* _COLLECTED DATA_:

##########

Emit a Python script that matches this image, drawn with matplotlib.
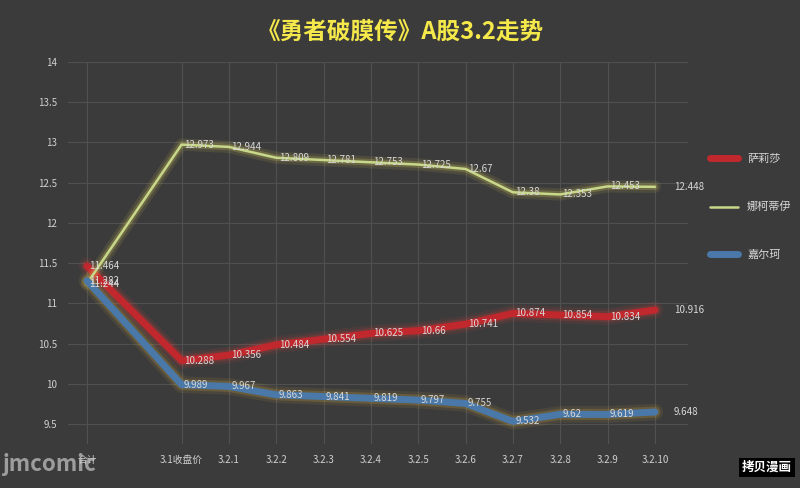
import matplotlib.pyplot as plt

plt.rcParams['font.family'] = ['Noto Sans CJK SC', 'DejaVu Sans']

categories = ["合计", "3.1收盘价", "3.2.1", "3.2.2", "3.2.3", "3.2.4", "3.2.5",
              "3.2.6", "3.2.7", "3.2.8", "3.2.9", "3.2.10"]
x_pos = [0, 2, 3, 4, 5, 6, 7, 8, 9, 10, 11, 12]
salisha = [11.464, 10.288, 10.356, 10.484, 10.554, 10.625, 10.66, 10.741, 10.874, 10.854, 10.834, 10.916]
nakediyi = [11.244, 12.973, 12.944, 12.809, 12.781, 12.753, 12.725, 12.67, 12.38, 12.353, 12.453, 12.448]
jiaerke = [11.282, 9.989, 9.967, 9.863, 9.841, 9.819, 9.797, 9.755, 9.532, 9.62, 9.619, 9.648]

series = [("萨莉莎", salisha, "#c0282d", "#e04040", 5),
          ("娜柯蒂伊", nakediyi, "#c8d88a", "#f0e060", 1.8),
          ("嘉尔珂", jiaerke, "#4a78a8", "#d8b040", 5)]

bg = "#3b3b3b"
fig = plt.figure(figsize=(8, 4.88), dpi=100, facecolor=bg)
ax = fig.add_axes([0.085, 0.09, 0.775, 0.783], facecolor=bg)

for name, vals, col, glow, lw in series:
    ax.plot(x_pos, vals, color=glow, lw=lw + 7, alpha=0.1, solid_capstyle="round")
    ax.plot(x_pos, vals, color=glow, lw=lw + 3, alpha=0.2, solid_capstyle="round")
    ax.plot(x_pos, vals, color=col, lw=lw, label=name, solid_capstyle="round")
    for i, (xx, v) in enumerate(zip(x_pos, vals)):
        dx = 0.4 if i == len(vals) - 1 else 0.05
        ax.text(xx + dx, v, f"{v:g}", color="#d8d8d8", fontsize=7, va="center")

ax.set_ylim(9.25, 14)
ax.set_xlim(-0.4, 12.7)
ax.set_yticks([9.5, 10, 10.5, 11, 11.5, 12, 12.5, 13, 13.5, 14])
ax.set_yticklabels(["9.5", "10", "10.5", "11", "11.5", "12", "12.5", "13", "13.5", "14"])
ax.set_xticks(x_pos)
ax.set_xticklabels(categories)
ax.tick_params(colors="#d0d0d0", labelsize=7, length=0, pad=8)
ax.grid(color="#505050", lw=0.8)
for s in ax.spines.values():
    s.set_visible(False)

leg = ax.legend(loc="center left", bbox_to_anchor=(1.02, 0.62), frameon=False,
                labelspacing=3.4, fontsize=8, handlelength=2.5)
for t in leg.get_texts():
    t.set_color("#d8d8d8")

fig.text(0.5, 0.935, "《勇者破膜传》A股3.2走势", ha="center", va="center",
         color="#f4e84a", fontsize=17, fontweight="bold")
fig.text(0.003, 0.035, "jmcomic", color="#c8c8c8", fontsize=16, fontweight="bold", alpha=0.7)
fig.text(0.99, 0.035, "拷贝漫画", color="white", fontsize=9, fontweight="bold", ha="right",
         bbox=dict(facecolor="black", edgecolor="none", pad=2))

fig.savefig("out.png", dpi=100, facecolor=bg)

##########

* _TASK BRIEF_: Copy each line of the preceding data that contains the string "matplotlib".

* _WORKED ANSWER_:
Emit a Python script that matches this image, drawn with matplotlib.
import matplotlib.pyplot as plt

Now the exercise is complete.